Bilim Tasarruf Olmadığını Söylüyor: Uygulama İnat ve Siyasi Prestij Uğruna Devam Ettiriliyor!
Hükümet Ne Diyor?
Enerji Bakanlığı, kalıcı yaz saati sayesinde 2016'dan bu yana 11 milyar kWh elektrik tasarrufu yapıldığını belirtiyor. Hükümet bu sayıyı, uygulamayı sürdürmenin ana gerekçesi olarak sunuyor. Ancak Bakanlık, bu büyük tasarruf rakamına hangi yöntemle ulaştığını, hangi yılları karşılaştırdığını kimseye açıkça anlatmıyor. Hesaplamalar halka açık ve şeffaf değil.

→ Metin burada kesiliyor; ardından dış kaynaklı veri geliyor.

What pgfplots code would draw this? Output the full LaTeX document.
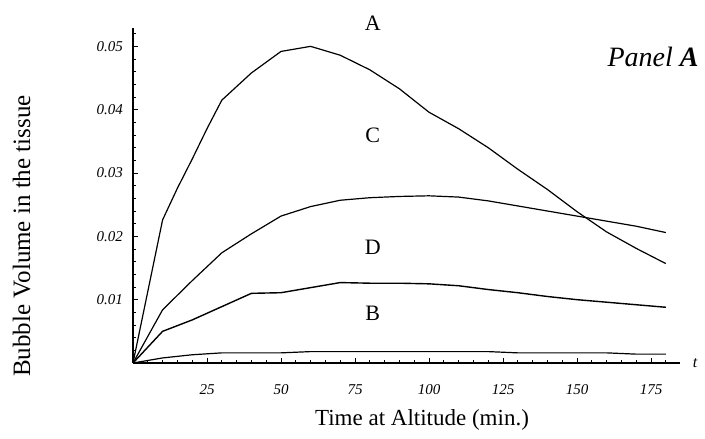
\documentclass[border=0pt]{standalone}
\usepackage{fontspec}
\setmainfont{Liberation Serif}
\usepackage{pgfplots}
\pgfplotsset{compat=1.18}

\begin{document}
\begin{tikzpicture}
% page size: 705x438 px at 0.5pt per px, axis origin at px (133,363)
\path[use as bounding box] (-66.5pt,-37.5pt) rectangle (286pt,181.5pt);
\begin{axis}[
    at={(0pt,0pt)}, anchor=south west,
    scale only axis,
    width=273.5pt, height=167.5pt,
    xmin=0, xmax=184.8,
    ymin=0, ymax=0.0529,
    axis lines=left,
    axis line style={-, line width=0.7pt},
    clip=false,
    xtick={25,50,75,100,125,150,175},
    xticklabels={25,50,75,100,125,150,175},
    minor xtick={5,10,...,180},
    ytick={0.01,0.02,0.03,0.04,0.05},
    yticklabels={0.01,0.02,0.03,0.04,0.05},
    minor ytick={0.002,0.004,0.006,0.008,0.012,0.014,0.016,0.018,0.022,0.024,0.026,0.028,0.032,0.034,0.036,0.038,0.042,0.044,0.046,0.048,0.052},
    scaled y ticks=false,
    tick align=inside,
    major tick length=2.4pt,
    minor tick length=1.4pt,
    tick style={black, line width=0.5pt},
    /pgf/number format/assume math mode=true,
    ticklabel style={font=\fontsize{7.5}{8}\selectfont\itshape},
    xticklabel style={anchor=north, text height=5.5pt, text depth=0pt, yshift=-6.5pt},
    yticklabel style={xshift=-1.5pt},
]
% A
\addplot[black, line width=0.6pt] coordinates {
    (0,0) (10,0.0226) (15,0.0276) (20,0.0322) (25,0.0370) (30,0.0415) (40,0.0458) (50,0.0492) (60,0.0500)
    (70,0.0486) (80,0.0463) (90,0.0433) (100,0.0396) (110,0.0370) (120,0.0340)
    (130,0.0306) (140,0.0274) (150,0.0239) (160,0.0207) (170,0.0181) (180,0.0157)
};
% C
\addplot[black, line width=0.6pt] coordinates {
    (0,0) (10,0.0084) (20,0.0130) (30,0.0174) (40,0.0204) (50,0.0232) (60,0.0247)
    (70,0.0257) (80,0.0261) (90,0.0263) (100,0.0264) (110,0.0262) (120,0.0256)
    (130,0.0248) (140,0.0240) (150,0.0232) (160,0.0224) (170,0.0216) (180,0.0206)
};
% D
\addplot[black, line width=0.7pt] coordinates {
    (0,0) (10,0.0050) (20,0.0068) (30,0.0089) (40,0.0110) (50,0.0111) (60,0.0119)
    (70,0.0127) (80,0.0126) (90,0.0126) (100,0.0125) (110,0.0122) (120,0.0116)
    (130,0.0111) (140,0.0105) (150,0.0100) (160,0.0096) (170,0.0092) (180,0.0088)
};
% B
\addplot[black, line width=0.6pt] coordinates {
    (0,0) (10,0.0008) (20,0.0013) (30,0.0016) (50,0.0016) (60,0.0018) (120,0.0018)
    (130,0.0016) (160,0.0016) (170,0.0014) (180,0.0014)
};

\node[font=\fontsize{11}{12}\selectfont] at (axis cs:81,0.0537) {A};
\node[font=\fontsize{11}{12}\selectfont] at (axis cs:81,0.0360) {C};
\node[font=\fontsize{11}{12}\selectfont] at (axis cs:81,0.0182) {D};
\node[font=\fontsize{11}{12}\selectfont] at (axis cs:81,0.0079) {B};
\node[font=\fontsize{14}{16}\selectfont\itshape] at (axis cs:175.7,0.0483) {Panel \textbf{A}};
\end{axis}
\node[font=\fontsize{8}{9}\selectfont\itshape] at (281pt,0pt) {t};
\node[font=\fontsize{11.5}{13}\selectfont] at (144.5pt,-28.5pt) {Time at Altitude (min.)};
\node[font=\fontsize{12.5}{14}\selectfont, rotate=90] at (-55.7pt,63.5pt) {Bubble Volume in the tissue};
\end{tikzpicture}
\end{document}
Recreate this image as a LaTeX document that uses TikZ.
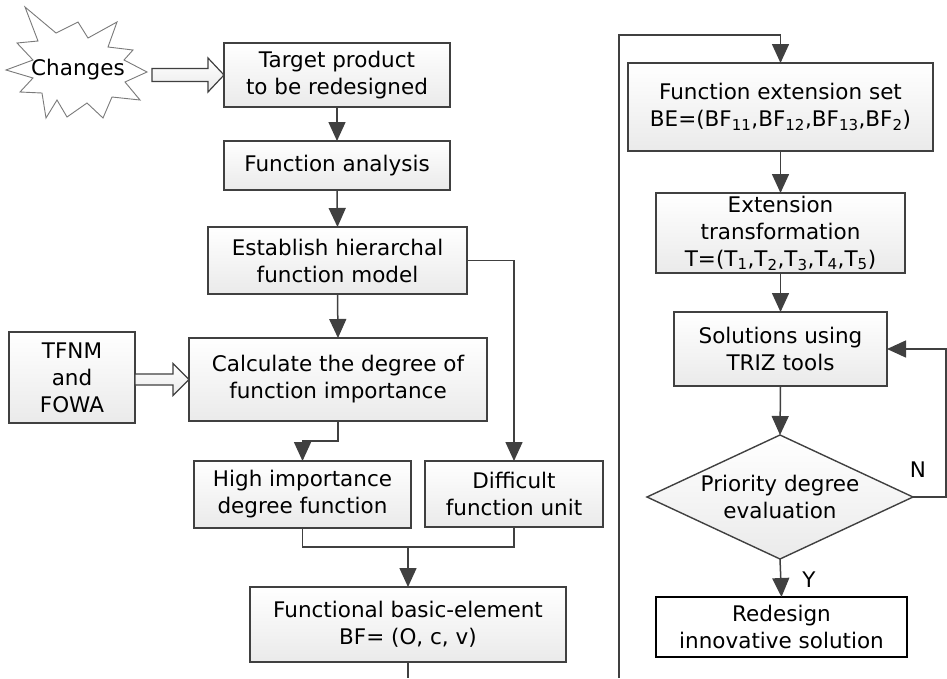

Elektriğe yapılan zamlar ise hükümetin tasaruf kararlarını çürüten bir başka boyut olarak değerlendiriliyor.
Uzmanlar Tasarruf İddiası Çöktü
Türkiye'deki akademik çalışmalar ve uluslararası araştırmalar, resmi açıklamaları desteklemiyor.
Uzmanlara göre, kalıcı yaz saatinin toplam elektrik tüketimi üzerinde kayda değer hiçbir etkisi yok.
Uygulama, tasarruf sağlamak yerine sadece elektriğin harcanma saatini değiştiriyor.
Sabah işe/okula gidiş saatleri daha karanlık olduğu için insanlar daha çok ışık ve ısıtma kullanıyor, tüketim artıyor.
Akşamlar daha geç karardığı için insanlar akşamları ışığı biraz daha az kullanıyor, tüketim azalıyor.
Sabah artan tüketim, akşam azalan tüketimi dengelediği için, toplamda harcanan elektrik miktarı aynı kalıyor.
Uygulamanın Halk Üzerindeki Etkisi
Tasarruf iddiasının bilimsel olarak kanıtlanamaması bir yana, kalıcı yaz saati milyonlarca vatandaşın günlük hayatını olumsuz etkiliyor.
Öğrenci ve Çalışan Güvenliği
Kış aylarında sabah 8:00'de bile hava zifiri karanlık oluyor. Okula giden küçük çocuklar, özellikle kırsal ve az aydınlatılmış bölgelerde, karanlıkta yola çıkmak zorunda kalıyor. Bu durum güvenlik ve kaza riskini artırıyor.
İşe gidiş saatlerinde karanlık olması, trafik yoğunluğunu ve kaza riskini artırırken, toplu taşıma kullanan vatandaşların güvensiz ortamlarda beklemesine neden olabiliyor.
Sağlık ve Ruh Hali
Güneş ışığının az olduğu karanlık bir ortamda güne başlamak, uzmanlara göre biyolojik ritmi olumsuz etkiliyor.
Özellikle çocuklar ve gençler, doğal olmayan bir saatte, karanlıkta uyanmak zorunda kaldığı için uykusunu tam alamıyor. Sabahları düşen enerji ve ruh hali, okulda ve işte verimin düşmesine yol açıyor.
Bilimsel veriler ve halk üzerindeki olumsuz etkiler ortadayken, uygulamanın devam etmesi siyasi nedenlere bağlanıyor: "Hata yaptık" demekten kaçınma ve hesaplamaların şeffaf olmaması en büyük iki sebep olarak görülüyor.
Kısacası Türkiye, bilimsel verilerin aksini gösterdiği bir enerji tasarrufu hayali uğruna, milyonlarca vatandaşını sabah karanlığına ve olası risklere mahkûm etmiş durumda.